Tidal disruption events (TDEs) are phenomena that occur when a star passes close enough to a supermassive black hole (SMBH) and is destroyed by the black hole's tidal forces. As a result, around half of the stellar debris is unbound from the system, while the rest of the material remains bound, producing a luminous flare as it accretes onto the SMBH.

AT2019azh is a TDE at a redshift of 0.022, detected in 2019 in the galaxy KUG 0180+227. It showcases persistent blue colors, has a high blackbody temperature, and previous observations have reported a lack of spectroscopic features associated with a supernova or an active galactic nucleus (AGN), which confirmed its TDE nature.

A team of astronomers led by Curtin University's Matthew Burn has conducted long-term radio monitoring of AT2019azh with the Very Large Array (VLA). The observations, carried out between April 2022 and July 2024, were performed with the aim of better understanding the evolution of this TDE a few years after the disruption.

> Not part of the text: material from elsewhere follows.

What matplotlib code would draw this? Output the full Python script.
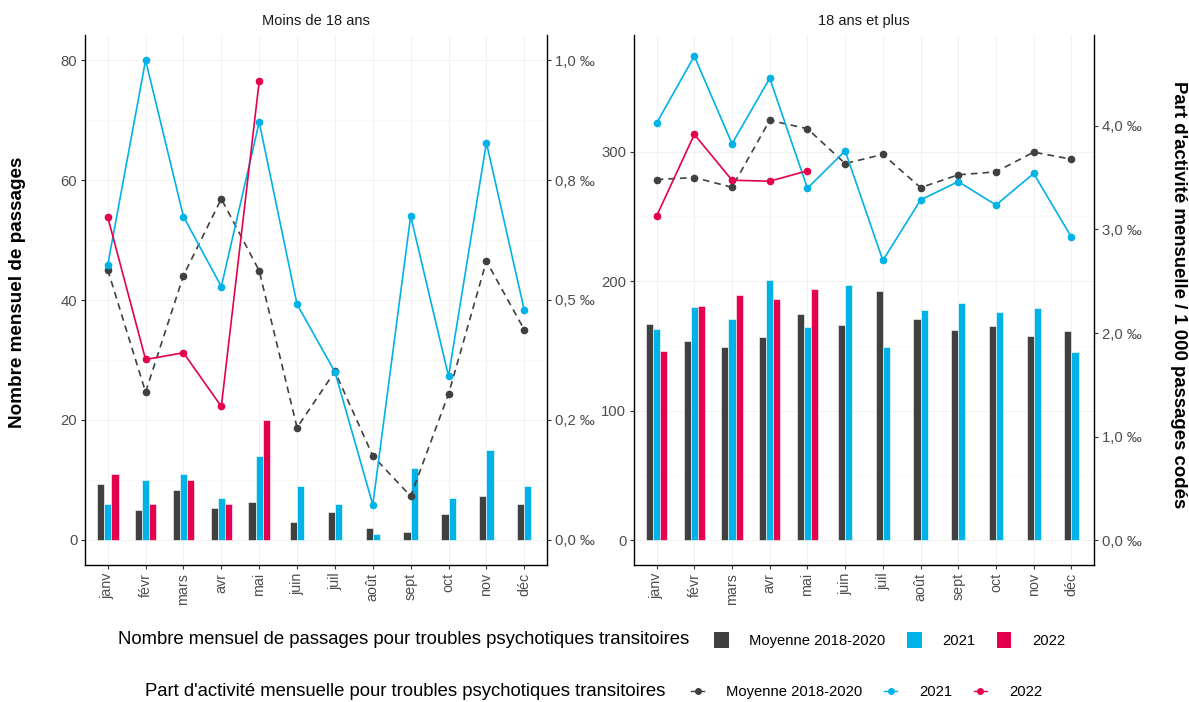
import matplotlib
matplotlib.use("Agg")
import matplotlib.pyplot as plt
import numpy as np
from matplotlib.patches import Patch
from matplotlib.lines import Line2D

plt.rcParams['font.family'] = ['Liberation Sans', 'DejaVu Sans']

months = ["janv", "févr", "mars", "avr", "mai", "juin", "juil", "août", "sept", "oct", "nov", "déc"]

# Moins de 18 ans : nombre mensuel de passages
young_count_moy = [9.3, 5.0, 8.3, 5.3, 6.3, 3.0, 4.7, 2.0, 1.3, 4.3, 7.3, 6.0]
young_count_2021 = [6, 10, 11, 7, 14, 9, 6, 1, 12, 7, 15, 9]
young_count_2022 = [11, 6, 10, 6, 20]
# Moins de 18 ans : part d'activité (‰)
young_rate_moy = [0.563, 0.308, 0.551, 0.711, 0.561, 0.234, 0.351, 0.175, 0.091, 0.304, 0.581, 0.438]
young_rate_2021 = [0.573, 1.000, 0.674, 0.528, 0.871, 0.491, 0.350, 0.073, 0.675, 0.341, 0.828, 0.479]
young_rate_2022 = [0.673, 0.376, 0.390, 0.278, 0.956]

# 18 ans et plus : nombre mensuel de passages
adult_count_moy = [167, 154, 149.5, 157, 174.4, 166, 192.8, 170.8, 162, 165.3, 157.6, 161.4]
adult_count_2021 = [163, 180, 171, 201, 165, 197, 149, 178, 183, 176, 179, 145.4]
adult_count_2022 = [146, 181, 189, 186, 194]
# 18 ans et plus : part d'activité (‰)
adult_rate_moy = [3.481, 3.500, 3.406, 4.052, 3.971, 3.635, 3.723, 3.403, 3.526, 3.555, 3.745, 3.677]
adult_rate_2021 = [4.026, 4.671, 3.826, 4.458, 3.397, 3.758, 2.700, 3.284, 3.461, 3.235, 3.539, 2.926]
adult_rate_2022 = [3.129, 3.916, 3.474, 3.465, 3.565]

panel_titles = ["Moins de 18 ans", "18 ans et plus"]
series_labels = ["Moyenne 2018-2020", "2021", "2022"]
young_right_ticks = [0, 0.25, 0.5, 0.75, 1.0]
young_right_labels = ["0,0 ‰", "0,2 ‰", "0,5 ‰", "0,8 ‰", "1,0 ‰"]
adult_right_ticks = [0, 1, 2, 3, 4]
adult_right_labels = ["0,0 ‰", "1,0 ‰", "2,0 ‰", "3,0 ‰", "4,0 ‰"]

C_DARK = "#404040"
C_BLUE = "#00B2E5"
C_RED = "#E5004F"
colors = [C_DARK, C_BLUE, C_RED]
SCALE = 80.0  # 1 ‰ = 80 passages on the primary axis
TICK_C = "#4d4d4d"

W, H = 1189, 702
fig = plt.figure(figsize=(W / 100, H / 100), dpi=100)


def px_axes(x0, x1, y0, y1):
    return fig.add_axes([x0 / W, 1 - y1 / H, (x1 - x0) / W, (y1 - y0) / H])


def draw_panel(ax, counts, rates, ylim, rticks, rlabels, yticks, title):
    x = np.arange(1, 13)
    bw = 0.19
    for m in range(12):
        present = [(k, c[m]) for k, c in enumerate(counts) if m < len(c)]
        n = len(present)
        for j, (k, v) in enumerate(present):
            ax.bar(x[m] + (j - (n - 1) / 2) * bw, v, width=bw, color=colors[k],
                   edgecolor="white", linewidth=0.4, zorder=2)
    ax.set_xlim(0.4, 12.6)
    ax.set_ylim(*ylim)
    ax.set_xticks(x)
    ax.set_xticklabels(months, rotation=90, fontsize=10.3, color=TICK_C)
    ax.set_yticks(yticks)
    ax.set_yticklabels([str(t) for t in yticks], fontsize=10.7, color=TICK_C)
    ax.set_yticks(np.array(yticks[:-1]) + (yticks[1] - yticks[0]) / 2, minor=True)
    ax.grid(True, which="major", color="#f0f0f0", lw=0.6, zorder=0)
    ax.grid(True, which="minor", axis="y", color="#f7f7f7", lw=0.5, zorder=0)
    ax.set_axisbelow(True)
    ax.tick_params(axis="y", which="minor", length=0)
    ax.tick_params(axis="both", which="major", length=3, width=0.8, color="#333333", pad=2.5)
    for s in ["top", "right"]:
        ax.spines[s].set_visible(False)
    ax.spines["left"].set_linewidth(1.0)
    ax.spines["bottom"].set_linewidth(1.0)
    ax.set_title(title, fontsize=10.5, color="#1a1a1a", pad=7)

    ax2 = ax.twinx()
    ax2.set_ylim(ylim[0] / SCALE, ylim[1] / SCALE)
    for k, r in enumerate(rates):
        xs = x[:len(r)]
        ls = (0, (4, 3)) if k == 0 else "-"
        ax2.plot(xs, r, color=colors[k], lw=1.2, ls=ls, marker="o", ms=4.5,
                 zorder=3)
    ax2.set_yticks(rticks)
    ax2.set_yticklabels(rlabels, fontsize=10.7, color=TICK_C)
    ax2.tick_params(axis="y", length=3, width=0.8, color="#333333", pad=2.5)
    for s in ["top", "left", "bottom"]:
        ax2.spines[s].set_visible(False)
    ax2.spines["right"].set_linewidth(1.0)
    return ax2


ax_l = px_axes(85, 547, 35, 565)
draw_panel(ax_l, [young_count_moy, young_count_2021, young_count_2022],
           [young_rate_moy, young_rate_2021, young_rate_2022],
           (-4.2, 84.2), young_right_ticks, young_right_labels,
           [0, 20, 40, 60, 80], panel_titles[0])

ax_r = px_axes(634, 1094, 35, 565)
draw_panel(ax_r, [adult_count_moy, adult_count_2021, adult_count_2022],
           [adult_rate_moy, adult_rate_2021, adult_rate_2022],
           (-19.0, 390.0), adult_right_ticks, adult_right_labels,
           [0, 100, 200, 300], panel_titles[1])

fig.text(18 / W, 1 - 292 / H, "Nombre mensuel de passages", rotation=90,
         ha="center", va="center", fontsize=13.6, fontweight="bold", color="#000000")
fig.text(1178 / W, 1 - 295 / H, "Part d'activité mensuelle / 1 000 passages codés",
         rotation=-90, ha="center", va="center", fontsize=13.4, fontweight="bold",
         color="#000000")

# Legend row 1 (bars)
y1 = 1 - 640 / H
fig.text(118 / W, y1, "Nombre mensuel de passages pour troubles psychotiques transitoires",
         ha="left", va="center", fontsize=13.3, color="#000000")
h1 = [Patch(facecolor=c, edgecolor="none") for c in colors]
fig.legend(h1, series_labels, loc="center left", bbox_to_anchor=(714 / W, y1),
           ncol=3, frameon=False, fontsize=10.6, handlelength=1.0, handleheight=1.25,
           handletextpad=1.4, columnspacing=1.45, borderpad=0, borderaxespad=0)

# Legend row 2 (lines)
y2 = 1 - 692 / H
fig.text(145 / W, y2, "Part d'activité mensuelle pour troubles psychotiques transitoires",
         ha="left", va="center", fontsize=13.3, color="#000000")
h2 = [Line2D([0], [0], color=c, lw=1.0, marker="o", ms=4) for c in colors]
fig.legend(h2, series_labels, loc="center left", bbox_to_anchor=(691 / W, y2),
           ncol=3, frameon=False, fontsize=10.6, handlelength=0.9,
           handletextpad=1.5, columnspacing=1.45, borderpad=0, borderaxespad=0)

fig.savefig("out.png", dpi=100)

"We observed the radio evolution of AT2019azh from ∼1,000-2,000 days post disruption. (...) Analysis of radio emission from tidal disruption events allows for detailed constraints on the properties of ejected outflows and the host environment surrounding the black hole," the researchers explained.

The observations found that the radio emission from AT2019azh has continued to decay at all frequencies after its peak reported by previous studies (about 650 days after the disruption). It does not show late time re-brightening up to six years post-disruption, which has been seen in a number of other known TDEs.

In particular, the collected data show that at all frequencies, the radio emission from AT2019azh initially decayed steeply post-peak, before flattening at times over 1,000 days post disruption, which is most pronounced at 9.0 GHz. Moreover, both the 5.5 GHz and 2.25 GHz light curves appear to be flattening in the last three epochs (more than 1,700 days after the disruption).

By modeling the light curve evolution of AT2019azh, the astronomers found a very flat circumnuclear medium (CNM) density profile, which is flatter when compared to other CNM densities in the sample of known TDEs.

According to the authors of the paper, the obtained results generally support the scenario in which the outflow from AT2019azh was produced by a single ejection of material close to the time of stellar disruption. Furthermore, the current rate of the evolution of AT2019azh indicates that radio afterglow from this TDE should be detectable for decades.